▶ [WORK TO DO]: Filter the data for lines with the word "that", then copy every line so identified.

▶ [PROVIDED RECORDS]:

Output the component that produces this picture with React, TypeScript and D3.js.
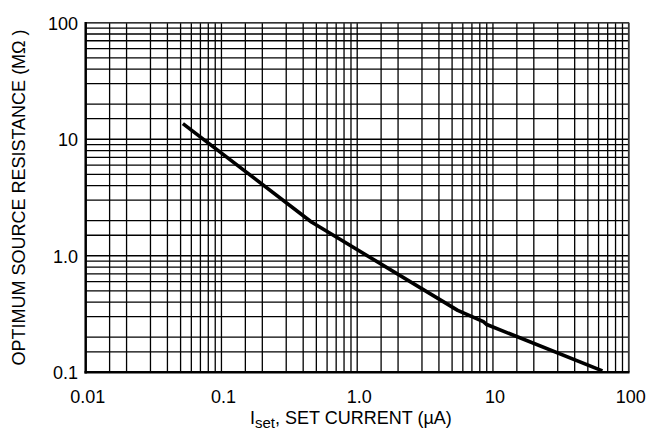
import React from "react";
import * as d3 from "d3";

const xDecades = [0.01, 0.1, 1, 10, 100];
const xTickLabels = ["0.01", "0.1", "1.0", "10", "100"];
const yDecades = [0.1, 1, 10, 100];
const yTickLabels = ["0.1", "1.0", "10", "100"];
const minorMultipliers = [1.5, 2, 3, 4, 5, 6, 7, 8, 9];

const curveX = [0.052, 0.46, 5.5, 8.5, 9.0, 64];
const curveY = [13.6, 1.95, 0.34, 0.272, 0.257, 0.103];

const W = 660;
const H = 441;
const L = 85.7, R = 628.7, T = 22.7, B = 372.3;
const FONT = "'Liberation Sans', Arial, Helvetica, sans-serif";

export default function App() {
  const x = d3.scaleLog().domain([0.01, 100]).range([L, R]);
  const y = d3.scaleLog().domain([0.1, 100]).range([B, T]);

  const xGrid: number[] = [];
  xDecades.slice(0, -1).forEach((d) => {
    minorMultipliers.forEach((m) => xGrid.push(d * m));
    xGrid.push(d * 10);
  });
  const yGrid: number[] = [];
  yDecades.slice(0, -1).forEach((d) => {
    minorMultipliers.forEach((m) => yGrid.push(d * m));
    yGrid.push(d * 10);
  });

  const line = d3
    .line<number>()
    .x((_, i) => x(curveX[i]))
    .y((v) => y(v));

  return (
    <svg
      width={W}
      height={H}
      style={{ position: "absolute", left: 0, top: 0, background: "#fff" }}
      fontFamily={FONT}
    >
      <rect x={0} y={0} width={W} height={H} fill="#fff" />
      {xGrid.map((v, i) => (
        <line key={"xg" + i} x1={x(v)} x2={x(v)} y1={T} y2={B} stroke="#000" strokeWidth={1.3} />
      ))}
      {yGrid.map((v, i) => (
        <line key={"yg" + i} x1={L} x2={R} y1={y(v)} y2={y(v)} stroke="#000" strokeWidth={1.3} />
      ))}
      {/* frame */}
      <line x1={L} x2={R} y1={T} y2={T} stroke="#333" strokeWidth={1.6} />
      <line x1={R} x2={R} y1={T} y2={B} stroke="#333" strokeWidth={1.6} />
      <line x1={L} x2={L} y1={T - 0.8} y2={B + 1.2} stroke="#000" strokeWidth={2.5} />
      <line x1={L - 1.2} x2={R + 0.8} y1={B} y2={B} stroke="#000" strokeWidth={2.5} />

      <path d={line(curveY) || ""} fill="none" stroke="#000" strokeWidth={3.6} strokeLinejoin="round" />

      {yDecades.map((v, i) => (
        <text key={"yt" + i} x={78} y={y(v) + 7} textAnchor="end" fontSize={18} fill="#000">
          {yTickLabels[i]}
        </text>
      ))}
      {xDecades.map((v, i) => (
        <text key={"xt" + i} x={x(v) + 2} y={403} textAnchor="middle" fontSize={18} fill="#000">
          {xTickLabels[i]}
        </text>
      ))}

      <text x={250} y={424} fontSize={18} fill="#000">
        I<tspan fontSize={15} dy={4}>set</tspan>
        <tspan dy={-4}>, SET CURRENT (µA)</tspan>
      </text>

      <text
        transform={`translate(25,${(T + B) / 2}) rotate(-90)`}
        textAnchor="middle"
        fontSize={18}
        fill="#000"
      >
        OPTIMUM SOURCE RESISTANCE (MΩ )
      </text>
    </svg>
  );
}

---

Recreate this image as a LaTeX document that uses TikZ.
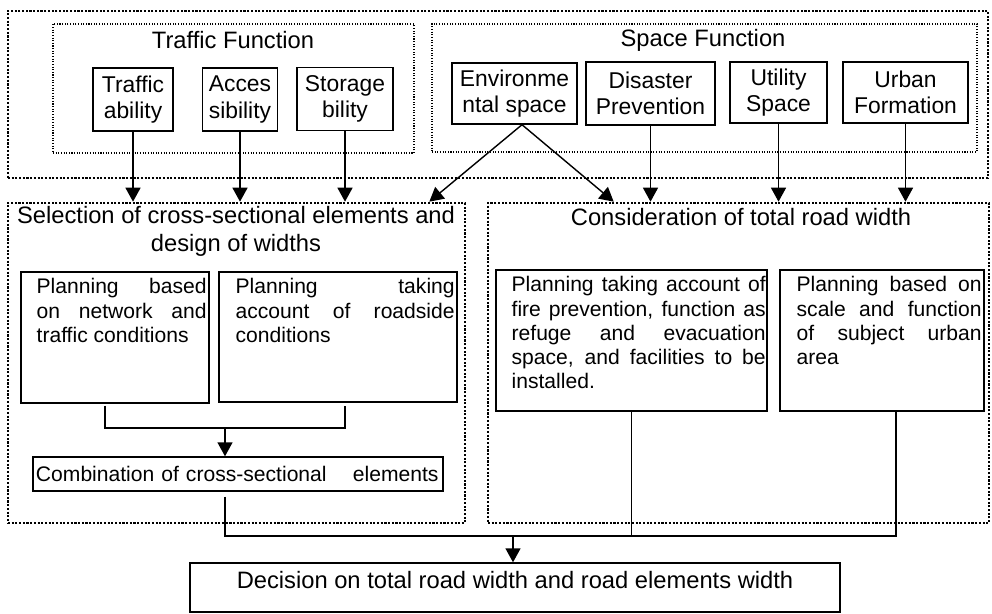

▶ [WRITTEN SOLUTION]:
Output the component that produces this picture with React, TypeScript and D3.js.
Recreate this image as a LaTeX document that uses TikZ.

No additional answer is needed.